For instance, let \(D= K[[x^2, x^3, y]]\), \( A= K((y))[[x^2, x^3]]\), and \(R'= Kr({\overline{D}}) \cap A(t)\). Then \(\overline{R'}= Kr({\overline{D}})\) because \({\overline{A}}\) is Prüfer. In this case all but two localizations of \(R'\) at its prime ideals are of the form V(t). The two remaining localizations are A(t) and \((A \cap W)(t)\) where W is the rank two valuation overring of D having \({\overline{A}}\) as unique minimal overring.

We construct now examples of Kronecker function ring of D of the form \(Kr({\overline{D}}) \cap A(t)\) such that A is maximal excluding, but \({\overline{A}}\) is not a valuation. Therefore \(\overline{R'} = Kr({\overline{D}}) \cap {\overline{A}}(t) \subsetneq Kr({\overline{D}})\).

Example 5.18

Let K be any field and let \(D'= [[K^S]]\) be a maximal excluding generalized power series ring. Let z be an indeterminate over \({\mathcal {Q}}(D)\) and set \(D = D'[[z]]\). Let A be the generalized power series ring over K obtained by adding to D all the elements of the form \(\frac{z}{y}\) for \(y \in {\mathfrak {m}}_{D'}\) a monomial element. This ring A can be represented as pullback of \(D'\) with respect to the quotient map from \({\mathcal {Q}}(D')[[z]]\) to its residue field. Hence, by Theorem 3.1, A is maximal excluding. By standard properties of pullback diagrams (see [15, Theorem 1.2]), \( {\overline{A}} \) is the pullback of \(\overline{D'}\) with respect to the same quotient map. Moreover, \(D = {\overline{D}} \cap A\). Let \(R'= Kr({\overline{D}}) \cap A(t)\).

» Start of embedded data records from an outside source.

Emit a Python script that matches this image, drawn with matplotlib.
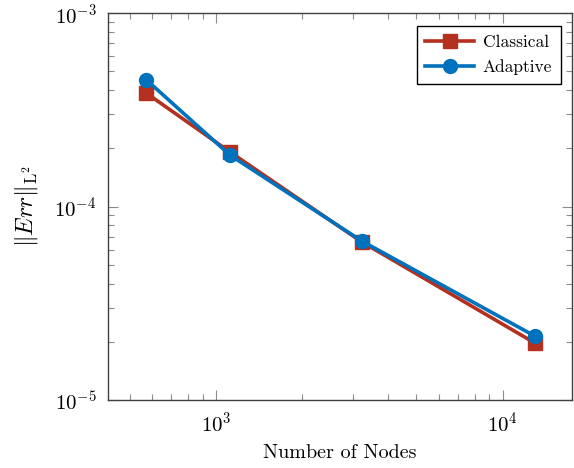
import matplotlib
matplotlib.use('Agg')
import matplotlib.pyplot as plt

plt.rcParams['font.family'] = 'serif'
plt.rcParams['font.serif'] = ['cmr10', 'DejaVu Serif']
plt.rcParams['mathtext.fontset'] = 'cm'
plt.rcParams['axes.formatter.use_mathtext'] = True

# data
nodes = [573, 1119, 3222, 12966]
err_classical = [3.86e-4, 1.92e-4, 6.58e-5, 1.97e-5]
err_adaptive = [4.52e-4, 1.85e-4, 6.65e-5, 2.14e-5]

red = '#B4301F'
blue = '#0072BD'

fig = plt.figure(figsize=(5.74, 4.68), dpi=100)
ax = fig.add_axes([0.1873, 0.1453, 0.8092, 0.8263])

ax.plot(nodes, err_classical, color=red, lw=2.6, marker='s', ms=10,
        label='Classical')
ax.plot(nodes, err_adaptive, color=blue, lw=2.6, marker='o', ms=10,
        label='Adaptive')

ax.set_xscale('log')
ax.set_yscale('log')
ax.set_xlim(419, 17460)
ax.set_ylim(1e-5, 1e-3)

ax.tick_params(which='both', direction='in', top=True, right=True,
               color='#8c8c8c', labelsize=15, pad=8)
ax.tick_params(which='major', length=7, width=0.8)
ax.tick_params(which='minor', length=4, width=0.8)
for s in ax.spines.values():
    s.set_color('#404040')
    s.set_linewidth(1.0)

ax.set_xlabel('Number of Nodes', fontsize=14.5, labelpad=6)
ax.set_ylabel(r'$\|Err\|_{\mathrm{L}^2}$', fontsize=17, labelpad=10)

leg = ax.legend(loc='upper right', fontsize=12.5, fancybox=False,
                edgecolor='black', framealpha=1, handlelength=2.8,
                handletextpad=0.5, borderpad=0.5, labelspacing=0.5,
                borderaxespad=0, bbox_to_anchor=(0.976, 0.966))
leg.get_frame().set_linewidth(1.0)

fig.savefig('out.png', dpi=100)
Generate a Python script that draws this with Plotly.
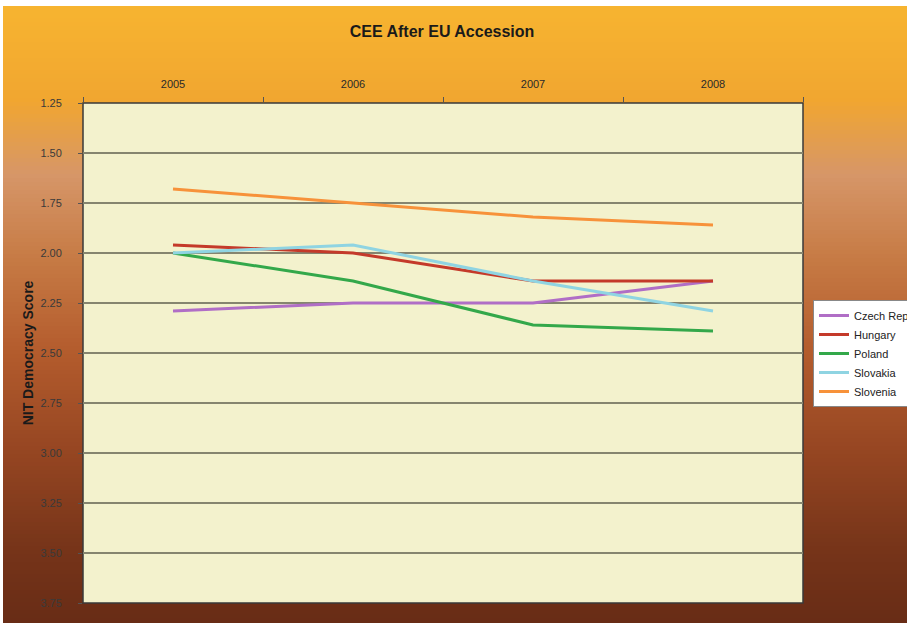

Notice that A and \({\overline{A}}\) are both local, therefore D, A and \(R'\) satisfy the hypothesis of Construction 5.13 without restrictions on the field K. The generalized power series rings of Example 3.8 and Example 3.14 provide examples where \({\overline{A}}\) is not a Prüfer domain. Those from Examples 3.4 and 3.7 provide examples where \({\overline{D}}\) is not finitely generated as D-module.